I was dealing with the following differential equation in the context of catenaries:
$$\frac{dy^\prime} {dx}=\sqrt{1+(y^\prime)^2}$$
Separation of variables gives
$$\int{ \frac{d y^\prime}{\sqrt{1+(y^\prime)^2}} } = \int{dx} = x + C$$
The derivation I was shown then proceeds to reason thus: If we have an integral in the form
$$ \int{ \frac{du}{\sqrt{1-u^2}} } $$
then the trigonometric substitution $u=\sin{t}$, with $-\frac{\pi}{2} \lt t \lt \frac{\pi}{2}$ gives
$$ \int{ \frac{du}{\sqrt{1-u^2}} }= \int{ \frac{\cos{t} \ dt} { \sqrt{1-\sin^2{t}} }}= \int{ \frac{\cos{t} \ dt} {\cos{t}} }= \int{dt}=t+C= \arcsin{u}+C $$
We can then take our original integral and write it as
$$\int{ \frac{d y^\prime}{\sqrt{1-(iy^\prime)^2}} }$$
If we set $iy^\prime=\sin{t}$, $-\frac{\pi}{2} \lt t \lt \frac{\pi}{2}$, then $dy^\prime=\frac{\cos{t}}{i} \ dt$ and we get
$$\int{ \frac{dy^\prime}{\sqrt{1-(iy^\prime)^2}} }= \frac{1}{i}\int{ \frac{\cos{t} \ dt}{\sqrt{1-\sin^2{t}}} }= \frac{1}{i} \arcsin{(iy^\prime)} + C $$
Thus we have
$$ \frac{1}{i} \arcsin{(iy^\prime)}= x+C $$
and therefore
$$ y^\prime= \frac{1}{i} \sin{(i(x+C))} $$
Finally, since we have
$$ \sinh{\theta}=\frac{1}{i}\sin{i\theta} $$
we arrive at
$$ y^\prime = \sinh(x+C) $$
and this is the final solution.
There’s something I don’t quite understand. You could take any $y^\prime \in \mathbb{R}$ and the function
$$ \frac{1}{\sqrt{1-(iy^\prime)^2}} $$
should yield a real number and be continuous. This suggests to me that there is at least some interval in the reals for which the integral exists and that there are at least some $y^\prime$ that are real.
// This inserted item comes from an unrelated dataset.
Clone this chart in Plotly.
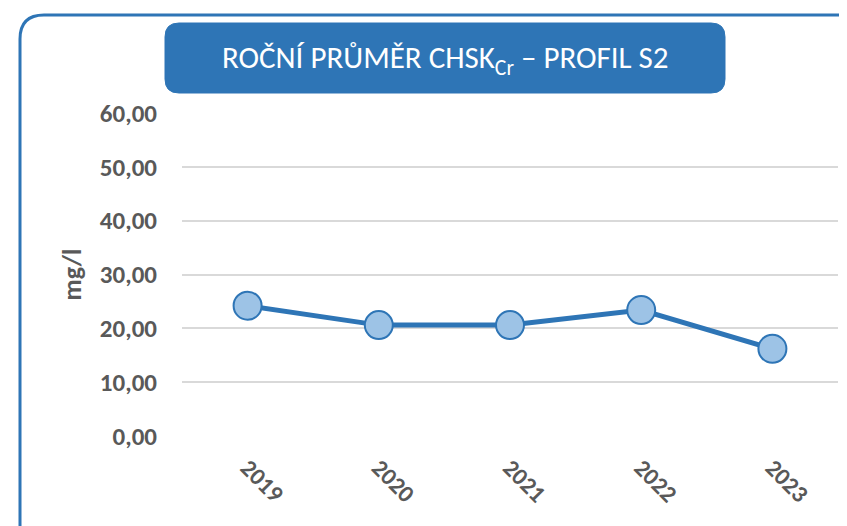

However, if we look at the substitution $iy^\prime=\sin{t}$, $-\frac{\pi}{2} \lt t \lt \frac{\pi}{2}$, $\sin{t}$ is a real number for all $t$ within the given interval. $y^\prime$ is therefore imaginary, since it is equal to $\frac{\sin{t}}{i}$. And yet we know that there are some $y^\prime$ that are not imaginary. Is this substitution valid?